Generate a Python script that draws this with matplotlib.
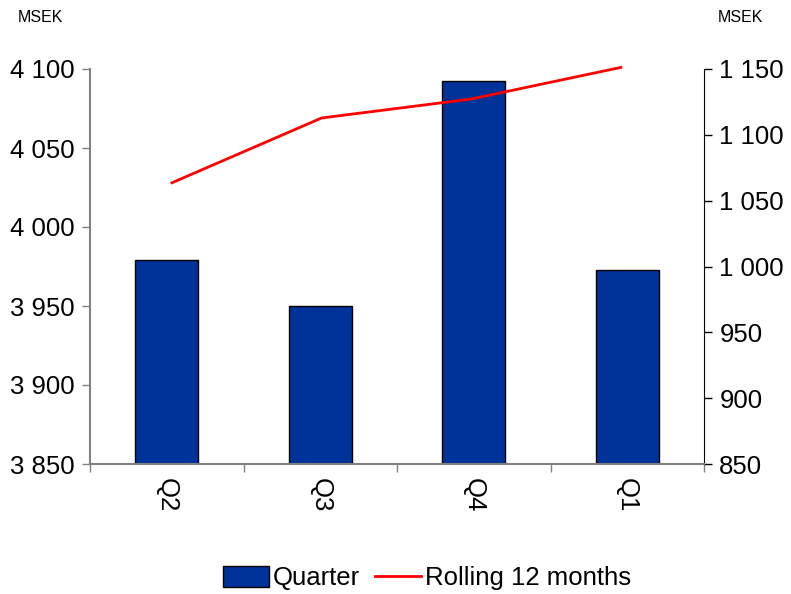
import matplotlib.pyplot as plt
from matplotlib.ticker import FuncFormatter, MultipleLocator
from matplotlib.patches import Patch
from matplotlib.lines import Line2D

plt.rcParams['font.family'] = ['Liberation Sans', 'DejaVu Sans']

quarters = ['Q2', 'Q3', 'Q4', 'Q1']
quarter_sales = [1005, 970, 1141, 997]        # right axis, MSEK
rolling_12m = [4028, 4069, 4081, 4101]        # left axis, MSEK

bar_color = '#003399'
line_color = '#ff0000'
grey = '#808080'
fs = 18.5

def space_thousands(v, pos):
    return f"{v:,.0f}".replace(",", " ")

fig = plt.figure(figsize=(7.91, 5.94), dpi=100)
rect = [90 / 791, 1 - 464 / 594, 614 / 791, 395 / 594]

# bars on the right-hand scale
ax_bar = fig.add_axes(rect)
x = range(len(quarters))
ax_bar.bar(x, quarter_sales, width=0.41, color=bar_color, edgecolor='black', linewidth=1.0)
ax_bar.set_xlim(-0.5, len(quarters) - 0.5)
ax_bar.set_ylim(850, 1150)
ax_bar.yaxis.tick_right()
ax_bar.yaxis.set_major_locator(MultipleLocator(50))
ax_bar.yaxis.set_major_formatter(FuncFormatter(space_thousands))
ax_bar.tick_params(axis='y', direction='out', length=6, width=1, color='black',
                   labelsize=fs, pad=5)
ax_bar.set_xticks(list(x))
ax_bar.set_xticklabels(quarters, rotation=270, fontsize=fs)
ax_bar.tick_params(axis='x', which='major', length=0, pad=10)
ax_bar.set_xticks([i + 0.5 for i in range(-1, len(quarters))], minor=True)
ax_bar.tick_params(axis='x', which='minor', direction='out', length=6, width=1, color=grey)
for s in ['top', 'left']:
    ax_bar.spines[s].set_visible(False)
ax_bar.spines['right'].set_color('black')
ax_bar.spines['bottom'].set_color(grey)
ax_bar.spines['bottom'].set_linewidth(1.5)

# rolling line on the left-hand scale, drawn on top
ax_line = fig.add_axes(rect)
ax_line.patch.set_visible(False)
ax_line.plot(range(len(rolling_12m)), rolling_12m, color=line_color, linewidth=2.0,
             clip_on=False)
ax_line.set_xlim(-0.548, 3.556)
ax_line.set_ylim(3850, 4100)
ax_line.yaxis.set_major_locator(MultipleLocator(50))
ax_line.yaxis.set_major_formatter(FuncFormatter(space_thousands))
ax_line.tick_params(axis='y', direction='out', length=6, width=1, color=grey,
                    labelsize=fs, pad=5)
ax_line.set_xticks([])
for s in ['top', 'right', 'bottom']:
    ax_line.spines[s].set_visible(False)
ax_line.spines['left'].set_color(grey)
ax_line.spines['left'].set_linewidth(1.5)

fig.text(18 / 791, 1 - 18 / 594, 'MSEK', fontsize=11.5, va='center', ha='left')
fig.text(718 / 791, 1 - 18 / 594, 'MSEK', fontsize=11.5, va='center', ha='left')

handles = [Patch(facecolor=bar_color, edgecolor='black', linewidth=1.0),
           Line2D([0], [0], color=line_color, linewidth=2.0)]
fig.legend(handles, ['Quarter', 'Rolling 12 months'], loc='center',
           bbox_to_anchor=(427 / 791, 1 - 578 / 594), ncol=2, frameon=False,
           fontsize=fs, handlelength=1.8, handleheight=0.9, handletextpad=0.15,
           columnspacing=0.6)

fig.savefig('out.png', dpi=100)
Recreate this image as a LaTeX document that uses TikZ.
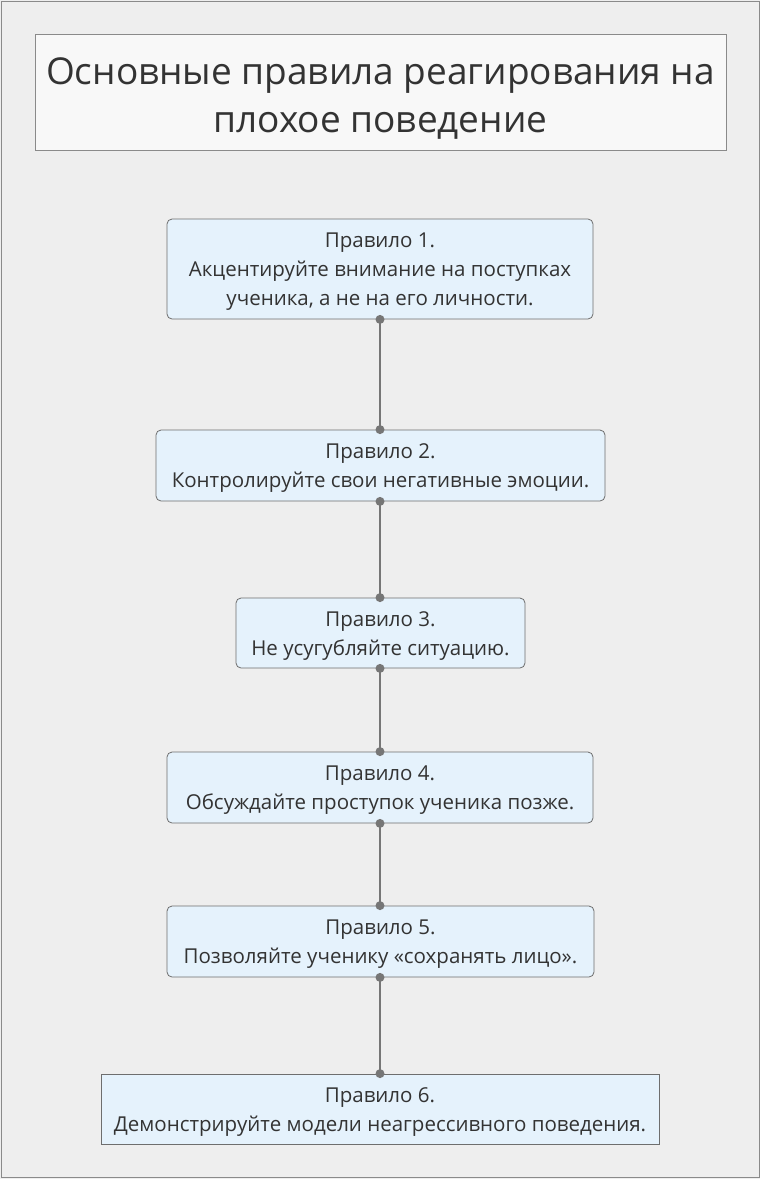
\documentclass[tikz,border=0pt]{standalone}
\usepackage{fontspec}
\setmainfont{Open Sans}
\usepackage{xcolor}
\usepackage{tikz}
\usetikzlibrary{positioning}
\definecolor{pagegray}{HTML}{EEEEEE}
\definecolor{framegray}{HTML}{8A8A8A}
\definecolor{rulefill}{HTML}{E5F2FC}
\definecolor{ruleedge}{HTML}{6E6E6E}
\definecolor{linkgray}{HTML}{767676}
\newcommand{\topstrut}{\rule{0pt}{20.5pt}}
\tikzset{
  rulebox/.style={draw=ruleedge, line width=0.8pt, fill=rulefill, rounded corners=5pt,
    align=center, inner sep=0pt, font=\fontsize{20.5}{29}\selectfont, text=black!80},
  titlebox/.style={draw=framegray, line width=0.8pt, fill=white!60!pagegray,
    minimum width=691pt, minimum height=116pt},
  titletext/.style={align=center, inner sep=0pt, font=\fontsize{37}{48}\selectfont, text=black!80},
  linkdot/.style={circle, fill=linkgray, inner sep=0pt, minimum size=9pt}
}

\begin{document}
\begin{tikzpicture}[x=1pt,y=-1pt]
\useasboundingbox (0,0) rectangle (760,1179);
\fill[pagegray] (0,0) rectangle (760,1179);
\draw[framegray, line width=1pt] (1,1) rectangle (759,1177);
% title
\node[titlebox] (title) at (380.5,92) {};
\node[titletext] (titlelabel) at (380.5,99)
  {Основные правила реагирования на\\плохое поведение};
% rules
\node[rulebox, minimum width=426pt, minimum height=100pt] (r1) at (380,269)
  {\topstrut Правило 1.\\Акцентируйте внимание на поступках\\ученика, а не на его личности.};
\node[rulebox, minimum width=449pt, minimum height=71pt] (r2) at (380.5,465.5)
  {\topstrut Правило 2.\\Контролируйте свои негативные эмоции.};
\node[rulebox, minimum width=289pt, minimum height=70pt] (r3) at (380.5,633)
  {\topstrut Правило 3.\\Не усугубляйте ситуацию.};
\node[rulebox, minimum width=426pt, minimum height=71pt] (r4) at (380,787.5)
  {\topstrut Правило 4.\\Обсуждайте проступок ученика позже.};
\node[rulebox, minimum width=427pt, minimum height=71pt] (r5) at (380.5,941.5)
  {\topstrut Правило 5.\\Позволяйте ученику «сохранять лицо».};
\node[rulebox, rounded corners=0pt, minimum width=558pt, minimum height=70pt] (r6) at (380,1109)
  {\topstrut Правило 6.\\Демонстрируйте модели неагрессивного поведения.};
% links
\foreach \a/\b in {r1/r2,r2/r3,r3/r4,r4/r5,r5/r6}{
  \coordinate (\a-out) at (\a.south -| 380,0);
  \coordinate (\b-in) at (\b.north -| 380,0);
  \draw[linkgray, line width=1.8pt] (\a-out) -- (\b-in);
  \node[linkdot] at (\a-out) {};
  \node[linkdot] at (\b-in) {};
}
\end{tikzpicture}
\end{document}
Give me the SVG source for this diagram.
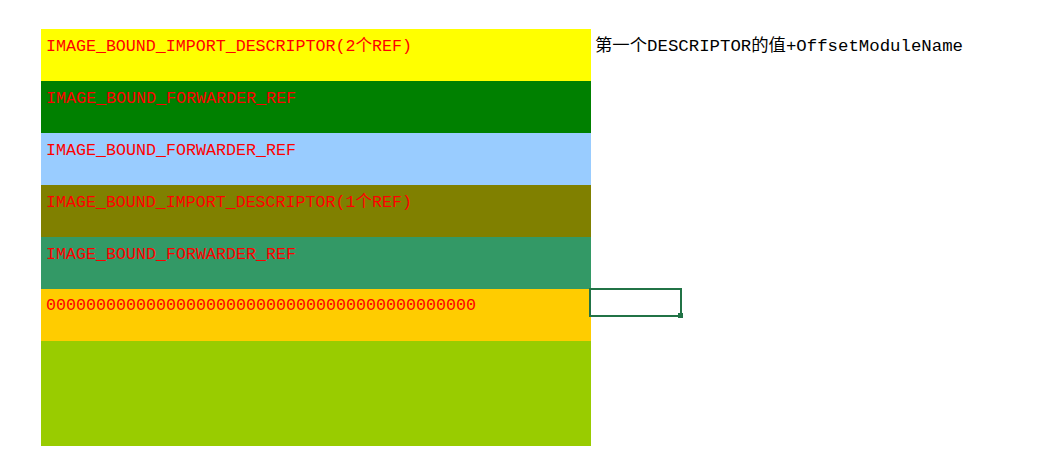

REQUIRED WORK: The lines from the start of the data through the line that contains "ax_bar.spines['bottom'].set_linewidth(1.5)" are to be returned exactly, please, with both ends included and every picture left out.

PROBLEM SOLUTION:
Generate a Python script that draws this with matplotlib.
import matplotlib.pyplot as plt
from matplotlib.ticker import FuncFormatter, MultipleLocator
from matplotlib.patches import Patch
from matplotlib.lines import Line2D

plt.rcParams['font.family'] = ['Liberation Sans', 'DejaVu Sans']

quarters = ['Q2', 'Q3', 'Q4', 'Q1']
quarter_sales = [1005, 970, 1141, 997]        # right axis, MSEK
rolling_12m = [4028, 4069, 4081, 4101]        # left axis, MSEK

bar_color = '#003399'
line_color = '#ff0000'
grey = '#808080'
fs = 18.5

def space_thousands(v, pos):
    return f"{v:,.0f}".replace(",", " ")

fig = plt.figure(figsize=(7.91, 5.94), dpi=100)
rect = [90 / 791, 1 - 464 / 594, 614 / 791, 395 / 594]

# bars on the right-hand scale
ax_bar = fig.add_axes(rect)
x = range(len(quarters))
ax_bar.bar(x, quarter_sales, width=0.41, color=bar_color, edgecolor='black', linewidth=1.0)
ax_bar.set_xlim(-0.5, len(quarters) - 0.5)
ax_bar.set_ylim(850, 1150)
ax_bar.yaxis.tick_right()
ax_bar.yaxis.set_major_locator(MultipleLocator(50))
ax_bar.yaxis.set_major_formatter(FuncFormatter(space_thousands))
ax_bar.tick_params(axis='y', direction='out', length=6, width=1, color='black',
                   labelsize=fs, pad=5)
ax_bar.set_xticks(list(x))
ax_bar.set_xticklabels(quarters, rotation=270, fontsize=fs)
ax_bar.tick_params(axis='x', which='major', length=0, pad=10)
ax_bar.set_xticks([i + 0.5 for i in range(-1, len(quarters))], minor=True)
ax_bar.tick_params(axis='x', which='minor', direction='out', length=6, width=1, color=grey)
for s in ['top', 'left']:
    ax_bar.spines[s].set_visible(False)
ax_bar.spines['right'].set_color('black')
ax_bar.spines['bottom'].set_color(grey)
ax_bar.spines['bottom'].set_linewidth(1.5)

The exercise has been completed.